SHOWMAN AT HEART: Remembering the life of Rusty Thomas
THOSE who knew him best describe him as larger than life and, judging by the legacy he has left behind, it isn’t hard to see why.
Ipswich Show Society stalwart David “Rusty” Thomas has left behind his beloved wife Kay, three children and countless friends, after he passed away Thursday night, aged 76.
The loss of the born and bred Ipswich local has rocked the community, with tributes flowing from politicians, former colleagues and those who worked alongside him in the show society.
Former vice president Darren Zanow spoke to the Queensland Times of the 30-year friendship that blossomed between the pair after they met through the show society.
“We met at the showgrounds when I was just a kid and Rusty was always larger than life and very happy,” Darren said.
“He was a great mate, a mentor to me and, in a lot of ways, like a father to me. I’m just devastated as to what has happened.”
The pair worked alongside one another in the show society, most recently as president and vice president.
“We were a team, Rusty and I, certainly behind the scenes, making it happen. It’s just not going to be the same without him,” Darren said.
“He was such a character and loveable person who really loved the community and Ipswich.”
He recalled Rusty’s dedication to the Ipswich show over more than 50 years.
“He loved the show movement and providing happiness for kids – he was a real showman at heart,” he said.
“There is a huge hole left in the Ipswich Show Society now and there are big shoes to fill.”
When she heard the news of his passing, Rusty’s former work colleague and friend Madonna Oliver was extremely saddened.
“He’s a character, salt of the earth character and one of a kind,” Madonna said.
The pair met in the early 1990s when Rusty’s company produced promotional material for Madonna, who was the marketing manager at Ipswich City Square.
When Madonna had trouble changing the date of the show holiday from the Thursday to the Friday, Rusty took Madonna to visit the Show Society.

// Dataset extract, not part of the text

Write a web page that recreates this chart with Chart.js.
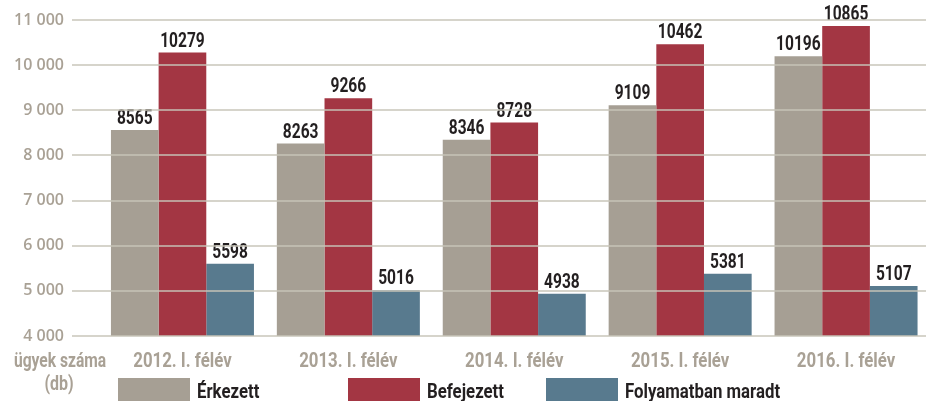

“They wanted to keep Thursday so people wouldn’t take a long weekend but Thursday in those days was such a huge retail day,” she said.
“But they did come around and change it and it’s because Rusty bridged the gap between retailers and the Show Society.”
Madonna remembered how Rusty and his team would work their magic transforming Ipswich City Square for Christmas.
“He was incredibly resourceful and there was no challenge too big for Rusty – he would just and say ‘yeah, leave it with me’ and off he would go,” she said.
The tragedy of Rusty’s passing has been felt by politicians who have offered their condolences.
Federal member for Blair Shayne Neumann described Rusty as “an icon” who was always “good for a yarn”.
“I liked and respected Rusty a great deal. He was a great champion for Ipswich and regional communities and was a terrific advocate for the showground redevelopment,” Mr Neumann said.
“I have appreciated his passion and fighting spirit. There will never be anyone like him again.”
State Member for Ipswich Jennifer Howard echoed Mr Neumann’s sentiment and said she was “devastated” by the news.
“It’s hard to imagine the show society, let alone the entire Ipswich community, without Rusty’s distinctive presence,” she said.
“I thank him for his enormous contribution. Community-minded people like Rusty are hard to come by.”
Rusty is survived by his wife Kay, son Mick, daughters Leoni and Sidone and grandchildren Blake, Georgie and Jack.